PEACE Project
What is PEACE?
PEACE stands for Portal of Epigraphy, Archaeology, Conservation and Education on Jewish Funerary Culture.
When studying the history of a people one may learn a myriad of details from the ways in which they chose to remember—and consequently immortalize—their dead. These details, best summarized by the term “funerary culture”, are found at the heart of this project. The PEACE portal explores Jewish funerary culture through the ages. In this initial phase, it focuses on epigraphical aspects: the inscriptions recorded on stone, plaster, or gold-glass. The other aspects, namely archaeology, conservation, and education, will be added to the portal in the coming years.
Why a portal?
Since the sources on Jewish funerary culture cover a vast temporal and spatial expanse, the only effective way to comprehensively analyze them is by computerized means. A great amount of the data is already digitized and available online, yet it is spread across various websites, whose databases are unrelated to one another.

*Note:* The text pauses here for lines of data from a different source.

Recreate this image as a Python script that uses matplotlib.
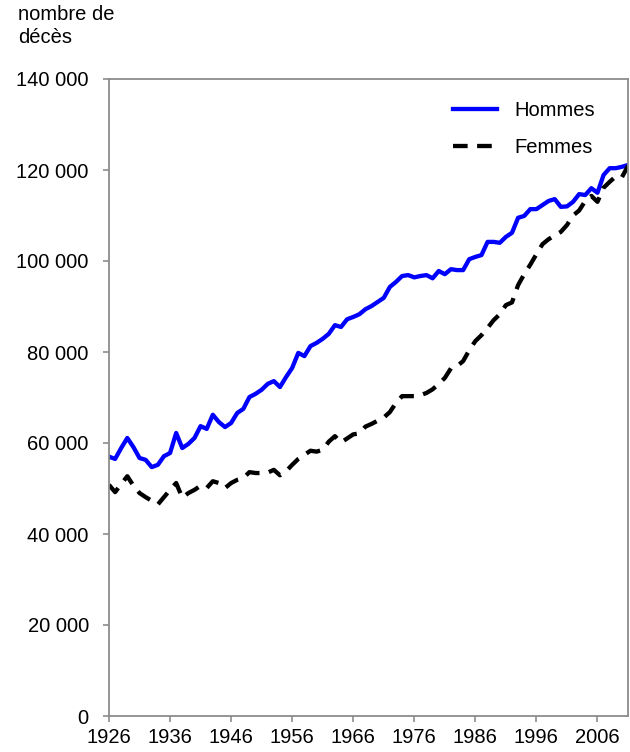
import matplotlib
matplotlib.use("Agg")
import matplotlib.pyplot as plt
from matplotlib.ticker import FuncFormatter, MultipleLocator

plt.rcParams['font.family'] = ['Liberation Sans', 'DejaVu Sans']

years = list(range(1926, 2012))

hommes = [57000, 56500, 58900, 61100, 59100, 56700, 56300, 54700, 55200, 57100,
          57800, 62200, 58900, 59800, 61100, 63700, 63100, 66200, 64600, 63500,
          64400, 66600, 67500, 70100, 70800, 71700, 73000, 73600, 72300, 74500,
          76500, 79800, 79100, 81300, 82000, 82900, 84000, 85900, 85500, 87200,
          87700, 88300, 89400, 90100, 91000, 91900, 94300, 95400, 96700, 96900,
          96400, 96700, 96900, 96200, 97800, 97100, 98200, 98000, 98000, 100400,
          100900, 101300, 104200, 104200, 104000, 105300, 106200, 109500, 109900, 111400,
          111400, 112300, 113200, 113600, 111900, 112000, 113000, 114700, 114500, 116000,
          115000, 118900, 120400, 120400, 120700, 121100]

femmes = [50800, 49200, 51000, 52700, 50600, 49000, 48100, 47300, 46500, 48100,
          49700, 51200, 48000, 49000, 49700, 50600, 50100, 51600, 51200, 50100,
          51200, 51900, 52300, 53600, 53400, 53400, 53500, 54100, 52900, 53800,
          55200, 56500, 57400, 58300, 58100, 58500, 60300, 61500, 60100, 61000,
          61900, 62100, 63600, 64200, 64900, 65600, 66800, 68800, 70300, 70300,
          70300, 70500, 71000, 71800, 73000, 74300, 76400, 76900, 78000, 80400,
          82400, 83700, 85300, 87000, 88300, 90300, 90900, 94700, 97100, 99200,
          101500, 103700, 104800, 105600, 106400, 107900, 110000, 111100, 113200, 114300,
          113000, 116100, 117400, 118600, 118400, 120900]

xticks = list(range(1926, 2007, 10))

fig = plt.figure(figsize=(6.3, 7.52), dpi=100)
ax = fig.add_axes([109/630, 1 - 716/752, (628 - 109)/630, (716 - 79)/752])

ax.plot(years, hommes, color='#0000FF', lw=3.1, label='Hommes', solid_joinstyle='round')
ax.plot(years, femmes, color='black', lw=3.1, dashes=(3.4, 2.2), label='Femmes')

ax.set_xlim(1926, 2011)
ax.set_ylim(0, 140000)
ax.set_xticks(xticks)
ax.yaxis.set_major_locator(MultipleLocator(20000))
ax.yaxis.set_major_formatter(FuncFormatter(lambda v, p: f"{int(v):,}".replace(",", " ")))

gray = '#8c8c8c'
for s in ax.spines.values():
    s.set_color(gray)
    s.set_linewidth(1.3)
ax.tick_params(axis='both', direction='out', length=4.5, width=1.2, color=gray,
               labelsize=14.5, labelcolor='black')
ax.tick_params(axis='y', pad=10)
ax.tick_params(axis='x', pad=4)

fig.text(18/630, 1 - 5/752, "nombre de\ndécès", ha='left', va='top', fontsize=14.5,
         linespacing=1.25)

leg = ax.legend(loc='upper left', bbox_to_anchor=(453/630, 1 - 101/752),
                bbox_transform=fig.transFigure, frameon=False, fontsize=14.5,
                handlelength=2.2, handletextpad=0.85, labelspacing=0.9,
                borderpad=0, borderaxespad=0)

fig.savefig("out.png", dpi=100)
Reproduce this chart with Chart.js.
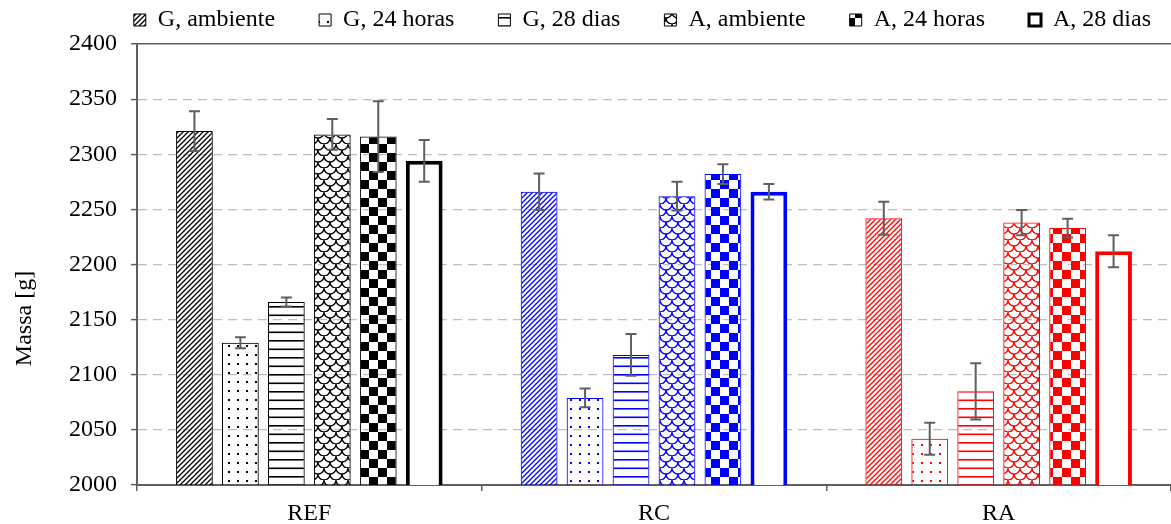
<!DOCTYPE html>
<html>
<head>
<meta charset="utf-8">
<script src="https://cdn.jsdelivr.net/npm/chart.js@4/dist/chart.umd.min.js"></script>
<style>
  html, body { margin: 0; padding: 0; background: #fff; }
  canvas { display: block; }
</style>
</head>
<body>
<canvas id="massChart" width="1171" height="524"></canvas>
<script>
// Categories and tick values
const categories = ['REF', 'RC', 'RA'];
const yTicks = [2000, 2050, 2100, 2150, 2200, 2250, 2300, 2350, 2400];

// Series labels
const seriesLabels = ['G, ambiente', 'G, 24 horas', 'G, 28 dias', 'A, ambiente', 'A, 24 horas', 'A, 28 dias'];

// Mean mass [g] per category
const gAmbiente = [2321, 2266, 2242];
const g24Horas  = [2129, 2079, 2042];
const g28Dias   = [2166, 2118, 2085];
const aAmbiente = [2318, 2262, 2238];
const a24Horas  = [2316, 2282, 2233];
const a28Dias   = [2294, 2266, 2212];

// Error (+/-) per category
const gAmbienteErr = [18, 16.5, 15];
const g24HorasErr  = [5, 8.5, 14.5];
const g28DiasErr   = [4, 19, 25.5];
const aAmbienteErr = [14, 13, 11.5];
const a24HorasErr  = [32, 9, 8.5];
const a28DiasErr   = [19, 7, 14.5];

const groupColors = ['#000000', '#0000FF', '#FF0000'];

// Build a canvas pattern for a given fill style
function makePattern(kind, color) {
    const c = document.createElement('canvas');
    const g = c.getContext('2d');
    if (kind === 'diag') {
        c.width = 5; c.height = 5;
        g.strokeStyle = color; g.lineWidth = 1.3;
        g.beginPath();
        g.moveTo(-1, 6); g.lineTo(6, -1);
        g.moveTo(-1, 1); g.lineTo(1, -1);
        g.moveTo(4, 6); g.lineTo(6, 4);
        g.stroke();
    } else if (kind === 'dots') {
        c.width = 9; c.height = 9;
        g.fillStyle = color;
        g.fillRect(3, 3, 2, 2);
    } else if (kind === 'hlines') {
        c.width = 4; c.height = 17;
        g.fillStyle = color;
        g.fillRect(0, 0, 4, 1.6);
        g.fillRect(0, 8.5, 4, 1.6);
    } else if (kind === 'scales') {
        c.width = 12; c.height = 12;
        g.strokeStyle = color; g.lineWidth = 1.3;
        g.beginPath(); g.arc(6, 0, 6, 0, Math.PI); g.stroke();
        g.beginPath(); g.arc(0, 6, 6, 0, Math.PI); g.stroke();
        g.beginPath(); g.arc(12, 6, 6, 0, Math.PI); g.stroke();
    } else if (kind === 'checker') {
        c.width = 18; c.height = 18;
        g.fillStyle = color;
        g.fillRect(0, 0, 9, 9);
        g.fillRect(9, 9, 9, 9);
    }
    return document.getElementById('massChart').getContext('2d').createPattern(c, 'repeat');
}

const kinds = ['diag', 'dots', 'hlines', 'scales', 'checker', null];
const seriesValues = [gAmbiente, g24Horas, g28Dias, aAmbiente, a24Horas, a28Dias];
const seriesErrors = [gAmbienteErr, g24HorasErr, g28DiasErr, aAmbienteErr, a24HorasErr, a28DiasErr];

const datasets = seriesLabels.map((label, i) => ({
    label: label,
    data: seriesValues[i],
    errors: seriesErrors[i],
    backgroundColor: kinds[i] ? groupColors.map(col => makePattern(kinds[i], col)) : '#FFFFFF',
    borderColor: groupColors,
    borderWidth: kinds[i] ? 1 : 4,
    borderSkipped: false,
    legendFill: kinds[i] ? makePattern(kinds[i], '#000000') : '#FFFFFF',
    categoryPercentage: 0.8,
    barPercentage: 0.8
}));

// Error bars drawn from the dataset errors through the y scale
const errorBars = {
    id: 'errorBars',
    afterDatasetsDraw(chart) {
        const ctx = chart.ctx;
        const yScale = chart.scales.y;
        ctx.save();
        ctx.strokeStyle = '#5F5F5F';
        ctx.lineWidth = 2;
        chart.data.datasets.forEach((ds, i) => {
            chart.getDatasetMeta(i).data.forEach((bar, j) => {
                const v = ds.data[j], e = ds.errors[j];
                const top = yScale.getPixelForValue(v + e);
                const bot = yScale.getPixelForValue(v - e);
                ctx.beginPath();
                ctx.moveTo(bar.x, top); ctx.lineTo(bar.x, bot);
                ctx.moveTo(bar.x - 5.5, top); ctx.lineTo(bar.x + 5.5, top);
                ctx.moveTo(bar.x - 5.5, bot); ctx.lineTo(bar.x + 5.5, bot);
                ctx.stroke();
            });
        });
        ctx.restore();
    }
};

// Fix the legend block height so the plot starts at the right place
const legendHeight = {
    id: 'legendHeight',
    beforeInit(chart) {
        const fit = chart.legend.fit;
        chart.legend.fit = function () {
            fit.call(this);
            this.height = 44;
        };
    }
};

Chart.defaults.font.family = '"Liberation Serif", "Times New Roman", serif';
Chart.defaults.font.size = 24;
Chart.defaults.color = '#000000';

new Chart(document.getElementById('massChart'), {
    type: 'bar',
    data: { labels: categories, datasets: datasets },
    options: {
        responsive: false,
        animation: false,
        layout: { padding: 0 },
        plugins: {
            tooltip: { enabled: false },
            legend: {
                position: 'top',
                align: 'end',
                labels: {
                    boxWidth: 12,
                    boxHeight: 12,
                    padding: 8,
                    generateLabels(chart) {
                        const n = chart.data.datasets.length;
                        return chart.data.datasets.map((ds, i) => ({
                            text: ds.label + (i < n - 1 ? '      ' : '  '),
                            fillStyle: ds.legendFill,
                            strokeStyle: '#000000',
                            lineWidth: ds.borderWidth > 1 ? 3 : 1,
                            datasetIndex: i
                        }));
                    }
                }
            }
        },
        scales: {
            x: {
                grid: {
                    offset: true,
                    drawOnChartArea: false,
                    drawTicks: true,
                    tickLength: 6,
                    color: '#5F5F5F',
                    lineWidth: 1.5
                },
                border: { color: '#5F5F5F', width: 2 },
                ticks: { padding: 8 },
                afterFit(scale) { scale.height = 39; }
            },
            y: {
                min: 2000,
                max: 2400,
                afterBuildTicks(scale) { scale.ticks = yTicks.map(v => ({ value: v })); },
                grid: {
                    color: c => (c.tick && c.tick.value === 2400) ? '#5F5F5F' : (c.tick && c.tick.value === 2000 ? 'rgba(0,0,0,0)' : '#BDBDBD'),
                    lineWidth: c => (c.tick && c.tick.value === 2400) ? 1.5 : 1.2,
                    tickColor: '#5F5F5F',
                    tickLength: 6,
                    tickWidth: 1.5
                },
                border: {
                    color: '#5F5F5F',
                    width: 2,
                    dash: c => (c.tick && c.tick.value !== 2400) ? [9, 6] : []
                },
                ticks: {
                    padding: 14,
                    callback: value => String(value)
                },
                title: {
                    display: true,
                    text: 'Massa [g]' + ' '.repeat(18),
                    padding: { top: 10, bottom: 0 }
                },
                afterFit(scale) { scale.width = 137; }
            }
        }
    },
    plugins: [legendHeight, errorBars]
});
</script>
</body>
</html>
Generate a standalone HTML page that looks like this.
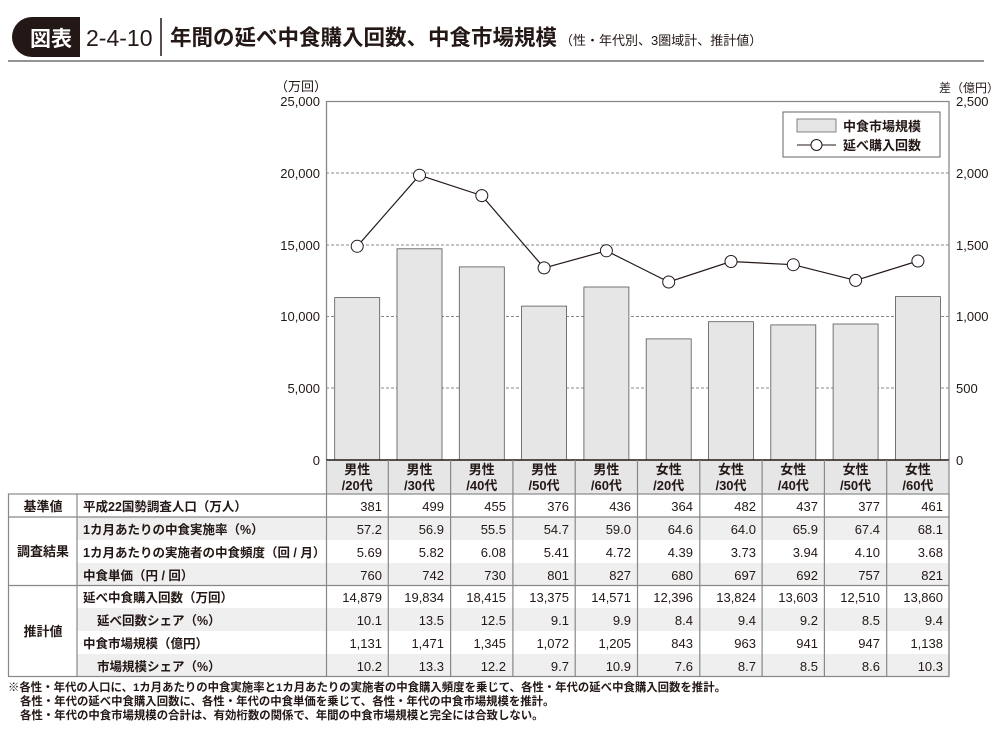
<!DOCTYPE html>
<html><head><meta charset="utf-8"><style>
body{margin:0;background:#fff;}
svg text{font-family:"Liberation Sans","Noto Sans CJK JP",sans-serif;fill:#231815;}
</style></head><body>
<svg width="997" height="736" viewBox="0 0 997 736" xmlns="http://www.w3.org/2000/svg">
<path d="M32 17 H80 V57 H32 A20 20 0 0 1 32 17 Z" fill="#231815"/>
<text x="30" y="46" font-size="21" font-weight="bold" style="fill:#fff">図表</text>
<text x="86" y="46" font-size="23">2-4-10</text>
<line x1="161" y1="18" x2="161" y2="56" stroke="#231815" stroke-width="1.5"/>
<text x="170" y="45" font-size="21.5" font-weight="bold">年間の延べ中食購入回数、中食市場規模</text>
<text x="560" y="45" font-size="13">（性・年代別、3圏域計、推計値）</text>
<line x1="8" y1="61" x2="984" y2="61" stroke="#555" stroke-width="1.2"/>

<text x="301" y="91" font-size="13" text-anchor="middle">（万回）</text>
<text x="939" y="92" font-size="12">差（億円）</text>
<g font-size="13" text-anchor="end">
<text x="320" y="106">25,000</text>
<text x="320" y="178">20,000</text>
<text x="320" y="250">15,000</text>
<text x="320" y="321">10,000</text>
<text x="320" y="393">5,000</text>
<text x="320" y="465">0</text>
</g>
<g font-size="13">
<text x="956" y="106">2,500</text>
<text x="956" y="178">2,000</text>
<text x="956" y="250">1,500</text>
<text x="956" y="321">1,000</text>
<text x="956" y="393">500</text>
<text x="956" y="465">0</text>
</g>
<g stroke="#888" stroke-dasharray="3,2" stroke-width="1">
<line x1="326" y1="173" x2="949" y2="173"/>
<line x1="326" y1="245" x2="949" y2="245"/>
<line x1="326" y1="316.5" x2="949" y2="316.5"/>
<line x1="326" y1="388" x2="949" y2="388"/>
</g>
<path d="M326.5 460 V101.5 H949 V460" fill="none" stroke="#888" stroke-width="1.3"/>
<g fill="#e6e6e6" stroke="#555" stroke-width="0.8">
<rect x="334.7" y="297.6" width="45" height="162.4"/>
<rect x="397" y="248.8" width="45" height="211.2"/>
<rect x="459.3" y="266.9" width="45" height="193.1"/>
<rect x="521.6" y="306.1" width="45" height="153.9"/>
<rect x="583.9" y="287" width="45" height="173"/>
<rect x="646.2" y="338.9" width="45" height="121.1"/>
<rect x="708.5" y="321.7" width="45" height="138.3"/>
<rect x="770.8" y="324.9" width="45" height="135.1"/>
<rect x="833.1" y="324" width="45" height="136"/>
<rect x="895.4" y="296.6" width="45" height="163.4"/>
</g>
<polyline points="357.2,246.3 419.5,175.2 481.8,195.6 544.1,267.9 606.4,250.8 668.7,282 731,261.5 793.3,264.7 855.6,280.4 917.9,261" fill="none" stroke="#231815" stroke-width="1.2"/>
<g fill="#fff" stroke="#231815" stroke-width="1">
<circle cx="357.2" cy="246.3" r="6"/><circle cx="419.5" cy="175.2" r="6"/><circle cx="481.8" cy="195.6" r="6"/>
<circle cx="544.1" cy="267.9" r="6"/><circle cx="606.4" cy="250.8" r="6"/><circle cx="668.7" cy="282" r="6"/>
<circle cx="731" cy="261.5" r="6"/><circle cx="793.3" cy="264.7" r="6"/><circle cx="855.6" cy="280.4" r="6"/>
<circle cx="917.9" cy="261" r="6"/>
</g>
<rect x="783" y="112" width="157" height="45" fill="#fff" stroke="#666" stroke-width="1"/>
<rect x="797" y="119" width="39" height="13" fill="#e6e6e6" stroke="#666" stroke-width="0.8"/>
<text x="843" y="131" font-size="13" font-weight="bold">中食市場規模</text>
<line x1="797" y1="145" x2="836" y2="145" stroke="#231815"/>
<circle cx="816.5" cy="145" r="5.5" fill="#fff" stroke="#231815"/>
<text x="843" y="150" font-size="13" font-weight="bold">延べ購入回数</text>

<rect x="326" y="460" width="623" height="34" fill="#e6e6e6"/>
<g fill="#efefef">
<rect x="77" y="517" width="872" height="23"/>
<rect x="77" y="563" width="872" height="22.5"/>
<rect x="77" y="608" width="872" height="23"/>
<rect x="77" y="654" width="872" height="22.5"/>
</g>
<g stroke="#888" stroke-width="1.2" fill="none">
<line x1="326" y1="460" x2="949" y2="460" stroke="#231815" stroke-width="1.5"/>
<rect x="8.5" y="494" width="940.5" height="182.5"/>
<line x1="8" y1="517" x2="949" y2="517"/>
<line x1="8" y1="585.5" x2="949" y2="585.5"/>
<line x1="77" y1="494" x2="77" y2="676.5"/>
<line x1="326.5" y1="460" x2="326.5" y2="676.5"/>
<line x1="949" y1="460" x2="949" y2="676.5"/>
<line x1="388.3" y1="460" x2="388.3" y2="676.5"/><line x1="450.6" y1="460" x2="450.6" y2="676.5"/>
<line x1="512.9" y1="460" x2="512.9" y2="676.5"/><line x1="575.2" y1="460" x2="575.2" y2="676.5"/>
<line x1="637.5" y1="460" x2="637.5" y2="676.5"/><line x1="699.8" y1="460" x2="699.8" y2="676.5"/>
<line x1="762.1" y1="460" x2="762.1" y2="676.5"/><line x1="824.4" y1="460" x2="824.4" y2="676.5"/>
<line x1="886.7" y1="460" x2="886.7" y2="676.5"/>
</g>
<g font-size="13" font-weight="bold" text-anchor="middle">
<text x="357.2" y="474">男性</text><text x="357.2" y="490">/20代</text>
<text x="419.5" y="474">男性</text><text x="419.5" y="490">/30代</text>
<text x="481.8" y="474">男性</text><text x="481.8" y="490">/40代</text>
<text x="544.1" y="474">男性</text><text x="544.1" y="490">/50代</text>
<text x="606.4" y="474">男性</text><text x="606.4" y="490">/60代</text>
<text x="668.7" y="474">女性</text><text x="668.7" y="490">/20代</text>
<text x="731" y="474">女性</text><text x="731" y="490">/30代</text>
<text x="793.3" y="474">女性</text><text x="793.3" y="490">/40代</text>
<text x="855.6" y="474">女性</text><text x="855.6" y="490">/50代</text>
<text x="917.9" y="474">女性</text><text x="917.9" y="490">/60代</text>
</g>
<g font-size="13" font-weight="bold" text-anchor="middle">
<text x="43" y="511">基準値</text>
<text x="43" y="556">調査結果</text>
<text x="43" y="636">推計値</text>
</g>
<g font-size="12.5" font-weight="bold">
<text x="83" y="511">平成22国勢調査人口（万人）</text>
<text x="83" y="534">1カ月あたりの中食実施率（%）</text>
<text x="83" y="557">1カ月あたりの実施者の中食頻度（回 / 月）</text>
<text x="83" y="580">中食単価（円 / 回）</text>
<text x="83" y="602">延べ中食購入回数（万回）</text>
<text x="97" y="625">延べ回数シェア（%）</text>
<text x="83" y="648">中食市場規模（億円）</text>
<text x="97" y="671">市場規模シェア（%）</text>
</g>
<g font-size="13" text-anchor="end">
<text y="511"><tspan x="382">381</tspan><tspan x="444">499</tspan><tspan x="506">455</tspan><tspan x="569">376</tspan><tspan x="631">436</tspan><tspan x="693">364</tspan><tspan x="756">482</tspan><tspan x="818">437</tspan><tspan x="880">377</tspan><tspan x="943">461</tspan></text>
<text y="534"><tspan x="382">57.2</tspan><tspan x="444">56.9</tspan><tspan x="506">55.5</tspan><tspan x="569">54.7</tspan><tspan x="631">59.0</tspan><tspan x="693">64.6</tspan><tspan x="756">64.0</tspan><tspan x="818">65.9</tspan><tspan x="880">67.4</tspan><tspan x="943">68.1</tspan></text>
<text y="557"><tspan x="382">5.69</tspan><tspan x="444">5.82</tspan><tspan x="506">6.08</tspan><tspan x="569">5.41</tspan><tspan x="631">4.72</tspan><tspan x="693">4.39</tspan><tspan x="756">3.73</tspan><tspan x="818">3.94</tspan><tspan x="880">4.10</tspan><tspan x="943">3.68</tspan></text>
<text y="580"><tspan x="382">760</tspan><tspan x="444">742</tspan><tspan x="506">730</tspan><tspan x="569">801</tspan><tspan x="631">827</tspan><tspan x="693">680</tspan><tspan x="756">697</tspan><tspan x="818">692</tspan><tspan x="880">757</tspan><tspan x="943">821</tspan></text>
<text y="602"><tspan x="382">14,879</tspan><tspan x="444">19,834</tspan><tspan x="506">18,415</tspan><tspan x="569">13,375</tspan><tspan x="631">14,571</tspan><tspan x="693">12,396</tspan><tspan x="756">13,824</tspan><tspan x="818">13,603</tspan><tspan x="880">12,510</tspan><tspan x="943">13,860</tspan></text>
<text y="625"><tspan x="382">10.1</tspan><tspan x="444">13.5</tspan><tspan x="506">12.5</tspan><tspan x="569">9.1</tspan><tspan x="631">9.9</tspan><tspan x="693">8.4</tspan><tspan x="756">9.4</tspan><tspan x="818">9.2</tspan><tspan x="880">8.5</tspan><tspan x="943">9.4</tspan></text>
<text y="648"><tspan x="382">1,131</tspan><tspan x="444">1,471</tspan><tspan x="506">1,345</tspan><tspan x="569">1,072</tspan><tspan x="631">1,205</tspan><tspan x="693">843</tspan><tspan x="756">963</tspan><tspan x="818">941</tspan><tspan x="880">947</tspan><tspan x="943">1,138</tspan></text>
<text y="671"><tspan x="382">10.2</tspan><tspan x="444">13.3</tspan><tspan x="506">12.2</tspan><tspan x="569">9.7</tspan><tspan x="631">10.9</tspan><tspan x="693">7.6</tspan><tspan x="756">8.7</tspan><tspan x="818">8.5</tspan><tspan x="880">8.6</tspan><tspan x="943">10.3</tspan></text>
</g>
<g font-size="11.4" font-weight="bold">
<text x="8" y="691">※各性・年代の人口に、1カ月あたりの中食実施率と1カ月あたりの実施者の中食購入頻度を乗じて、各性・年代の延べ中食購入回数を推計。</text>
<text x="20" y="705">各性・年代の延べ中食購入回数に、各性・年代の中食単価を乗じて、各性・年代の中食市場規模を推計。</text>
<text x="20" y="719">各性・年代の中食市場規模の合計は、有効桁数の関係で、年間の中食市場規模と完全には合致しない。</text>
</g>
</svg>
</body></html>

Consequently, scholars wishing to explore a concept or a phenomenon over a long period of time or across a wide geographical range, cannot. The PEACE portal will provide for the first time the means to do so.
Who contributes to PEACE?
At the moment (May 2022) the PEACE project comprises three major partners: Utrecht University, where the project is based, including the FIJI project, the Steinheim Institute Epidat project, and the Brown University project Inscriptions of Israel/Palestine. Additionally, individual partners are contributing to the PEACE portal, for instance Dr. Elíshabá (Isabel) Mata López from the University of Salamanca, Dr. Sonia Fellous from the CNRS, France, and Mr. Haim Sidor (independent scholar, Safed).
Where do we go from here?
The PEACE portal is now found in its pilot stage, with a focus on epigraphic data. In the coming years we plan to complete the other sections of the portal and add new partners from all fields: archaeology, conservation, and education. The portal will thus become a central hub of Jewish funerary culture through the ages, open access and available to all. It will enable a scholarly analysis of different types of sources (epigraphic, archaeological) as well as joint projects of conservation and education. Additionally, the PEACE portal will serve as a digital archive of physically endangered Jewish heritage. Summing up, in more than one sense, this project starts from the ground, but given its prospects, the sky is the limit.